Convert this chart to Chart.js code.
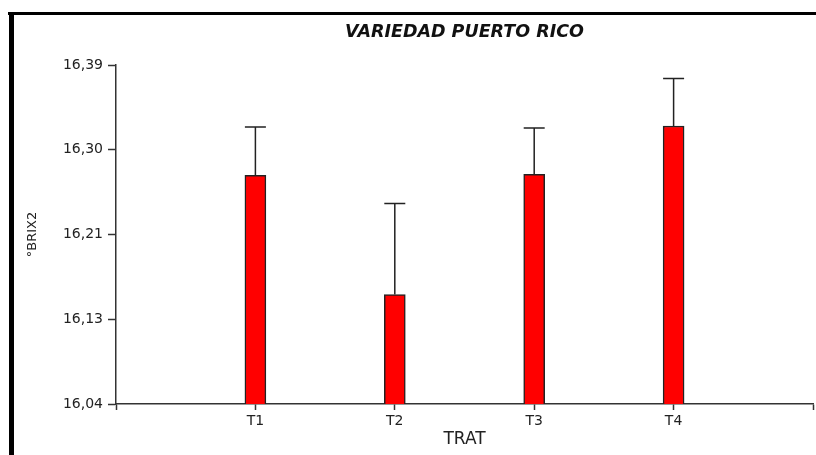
<!DOCTYPE html>
<html>
<head>
<meta charset="utf-8">
<script src="https://cdn.jsdelivr.net/npm/chart.js@4.4.1/dist/chart.umd.min.js"></script>
<style>
  html, body { margin: 0; padding: 0; background: #fff; }
  #wrap { position: relative; width: 816px; height: 455px; overflow: hidden; }
  #c { position: absolute; left: 0; top: 0; }
  #frameTop { position: absolute; left: 8px; top: 12px; right: 0; height: 3px; background: #000; }
  #frameLeft { position: absolute; left: 9px; top: 12px; bottom: 0; width: 5px; background: #000; }
</style>
</head>
<body>
<div id="wrap">
  <canvas id="c" width="816" height="455"></canvas>
  <div id="frameTop"></div>
  <div id="frameLeft"></div>
</div>
<script>
// ---- data ----
const categories = ["T1", "T2", "T3", "T4"];
const means = [16.276, 16.153, 16.277, 16.327];
const errors = [0.050, 0.094, 0.048, 0.049];
const yTickLabels = ["16,04", "16,13", "16,21", "16,30", "16,39"];
const yMin = 16.04;
const yMax = 16.39;
const chartTitle = "VARIEDAD PUERTO RICO";
const xTitle = "TRAT";
const yTitle = "°BRIX2";

// category slots: an empty slot at each end so the axis spans 0..5
const labels = [""].concat(categories, [""]);
const barData = [null].concat(means, [null]);
const errData = [null].concat(errors, [null]);

const FONT = "'DejaVu Sans', Verdana, sans-serif";

const errorBarPlugin = {
  id: "errorBars",
  afterDatasetsDraw(chart) {
    const ctx = chart.ctx;
    const meta = chart.getDatasetMeta(0);
    const ys = chart.scales.y;
    ctx.save();
    ctx.strokeStyle = "#222";
    ctx.lineWidth = 1.5;
    meta.data.forEach((bar, i) => {
      const v = barData[i];
      const e = errData[i];
      if (v === null || e === null) return;
      const yTop = ys.getPixelForValue(v + e);
      const yBar = ys.getPixelForValue(v);
      const half = bar.width / 2;
      ctx.beginPath();
      ctx.moveTo(bar.x, yBar);
      ctx.lineTo(bar.x, yTop);
      ctx.moveTo(bar.x - half, yTop);
      ctx.lineTo(bar.x + half, yTop);
      ctx.stroke();
    });
    ctx.restore();
  }
};

new Chart(document.getElementById("c"), {
  type: "bar",
  data: {
    labels: labels,
    datasets: [{
      data: barData,
      backgroundColor: "#ff0000",
      borderColor: "#222",
      borderWidth: 1.5,
      barThickness: 21,
      borderSkipped: "start"
    }]
  },
  options: {
    responsive: false,
    animation: false,
    layout: { padding: { left: 0, right: 1, top: 0, bottom: 0 } },
    plugins: {
      legend: { display: false },
      tooltip: { enabled: false },
      title: {
        display: true,
        text: chartTitle,
        fullSize: false,
        color: "#111",
        font: { family: FONT, size: 17.5, weight: "bold", style: "italic" },
        padding: { top: 22, bottom: 22 }
      }
    },
    scales: {
      x: {
        type: "category",
        offset: false,
        grid: { display: true, offset: false, drawOnChartArea: false, drawTicks: true, tickLength: 6, color: "#333", tickWidth: 1.5 },
        border: { display: true, color: "#333", width: 1.5 },
        ticks: {
          color: "#222",
          padding: 3,
          maxRotation: 0,
          autoSkip: false,
          font: { family: FONT, size: 14 }
        },
        title: {
          display: true,
          text: xTitle,
          color: "#222",
          font: { family: FONT, size: 17 },
          padding: { top: 0, bottom: 5 }
        },
        afterFit(scale) { scale.height = 51; }
      },
      y: {
        type: "linear",
        min: yMin,
        max: yMax,
        ticks: {
          stepSize: 0.0875,
          color: "#222",
          padding: 5,
          font: { family: FONT, size: 14 },
          callback: function (value, index) { return yTickLabels[index]; }
        },
        grid: { display: true, drawOnChartArea: false, drawTicks: true, tickLength: 8, color: "#333", tickWidth: 1.5 },
        border: { display: true, color: "#333", width: 1.5 },
        title: {
          display: true,
          text: yTitle,
          color: "#222",
          font: { family: FONT, size: 13 },
          padding: { top: 25, bottom: 0 }
        },
        afterFit(scale) { scale.width = 116; }
      }
    }
  },
  plugins: [errorBarPlugin]
});
</script>
</body>
</html>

-=-=-

Output the data exactly. Pictures don't belong in the result.

Convert this chart to Chart.js code.
<!DOCTYPE html>
<html>
<head>
<meta charset="utf-8">
<script src="https://cdn.jsdelivr.net/npm/chart.js@4.4.1/dist/chart.umd.min.js"></script>
<style>
  html, body { margin: 0; padding: 0; background: #fff; }
  #wrap { position: relative; width: 816px; height: 455px; overflow: hidden; }
  #c { position: absolute; left: 0; top: 0; }
  #frameTop { position: absolute; left: 8px; top: 12px; right: 0; height: 3px; background: #000; }
  #frameLeft { position: absolute; left: 9px; top: 12px; bottom: 0; width: 5px; background: #000; }
</style>
</head>
<body>
<div id="wrap">
  <canvas id="c" width="816" height="455"></canvas>
  <div id="frameTop"></div>
  <div id="frameLeft"></div>
</div>
<script>
// ---- data ----
const categories = ["T1", "T2", "T3", "T4"];
const means = [16.276, 16.153, 16.277, 16.327];
const errors = [0.050, 0.094, 0.048, 0.049];
const yTickLabels = ["16,04", "16,13", "16,21", "16,30", "16,39"];
const yMin = 16.04;
const yMax = 16.39;
const chartTitle = "VARIEDAD PUERTO RICO";
const xTitle = "TRAT";
const yTitle = "°BRIX2";

// category slots: an empty slot at each end so the axis spans 0..5
const labels = [""].concat(categories, [""]);
const barData = [null].concat(means, [null]);
const errData = [null].concat(errors, [null]);

const FONT = "'DejaVu Sans', Verdana, sans-serif";

const errorBarPlugin = {
  id: "errorBars",
  afterDatasetsDraw(chart) {
    const ctx = chart.ctx;
    const meta = chart.getDatasetMeta(0);
    const ys = chart.scales.y;
    ctx.save();
    ctx.strokeStyle = "#222";
    ctx.lineWidth = 1.5;
    meta.data.forEach((bar, i) => {
      const v = barData[i];
      const e = errData[i];
      if (v === null || e === null) return;
      const yTop = ys.getPixelForValue(v + e);
      const yBar = ys.getPixelForValue(v);
      const half = bar.width / 2;
      ctx.beginPath();
      ctx.moveTo(bar.x, yBar);
      ctx.lineTo(bar.x, yTop);
      ctx.moveTo(bar.x - half, yTop);
      ctx.lineTo(bar.x + half, yTop);
      ctx.stroke();
    });
    ctx.restore();
  }
};

new Chart(document.getElementById("c"), {
  type: "bar",
  data: {
    labels: labels,
    datasets: [{
      data: barData,
      backgroundColor: "#ff0000",
      borderColor: "#222",
      borderWidth: 1.5,
      barThickness: 21,
      borderSkipped: "start"
    }]
  },
  options: {
    responsive: false,
    animation: false,
    layout: { padding: { left: 0, right: 1, top: 0, bottom: 0 } },
    plugins: {
      legend: { display: false },
      tooltip: { enabled: false },
      title: {
        display: true,
        text: chartTitle,
        fullSize: false,
        color: "#111",
        font: { family: FONT, size: 17.5, weight: "bold", style: "italic" },
        padding: { top: 22, bottom: 22 }
      }
    },
    scales: {
      x: {
        type: "category",
        offset: false,
        grid: { display: true, offset: false, drawOnChartArea: false, drawTicks: true, tickLength: 6, color: "#333", tickWidth: 1.5 },
        border: { display: true, color: "#333", width: 1.5 },
        ticks: {
          color: "#222",
          padding: 3,
          maxRotation: 0,
          autoSkip: false,
          font: { family: FONT, size: 14 }
        },
        title: {
          display: true,
          text: xTitle,
          color: "#222",
          font: { family: FONT, size: 17 },
          padding: { top: 0, bottom: 5 }
        },
        afterFit(scale) { scale.height = 51; }
      },
      y: {
        type: "linear",
        min: yMin,
        max: yMax,
        ticks: {
          stepSize: 0.0875,
          color: "#222",
          padding: 5,
          font: { family: FONT, size: 14 },
          callback: function (value, index) { return yTickLabels[index]; }
        },
        grid: { display: true, drawOnChartArea: false, drawTicks: true, tickLength: 8, color: "#333", tickWidth: 1.5 },
        border: { display: true, color: "#333", width: 1.5 },
        title: {
          display: true,
          text: yTitle,
          color: "#222",
          font: { family: FONT, size: 13 },
          padding: { top: 25, bottom: 0 }
        },
        afterFit(scale) { scale.width = 116; }
      }
    }
  },
  plugins: [errorBarPlugin]
});
</script>
</body>
</html>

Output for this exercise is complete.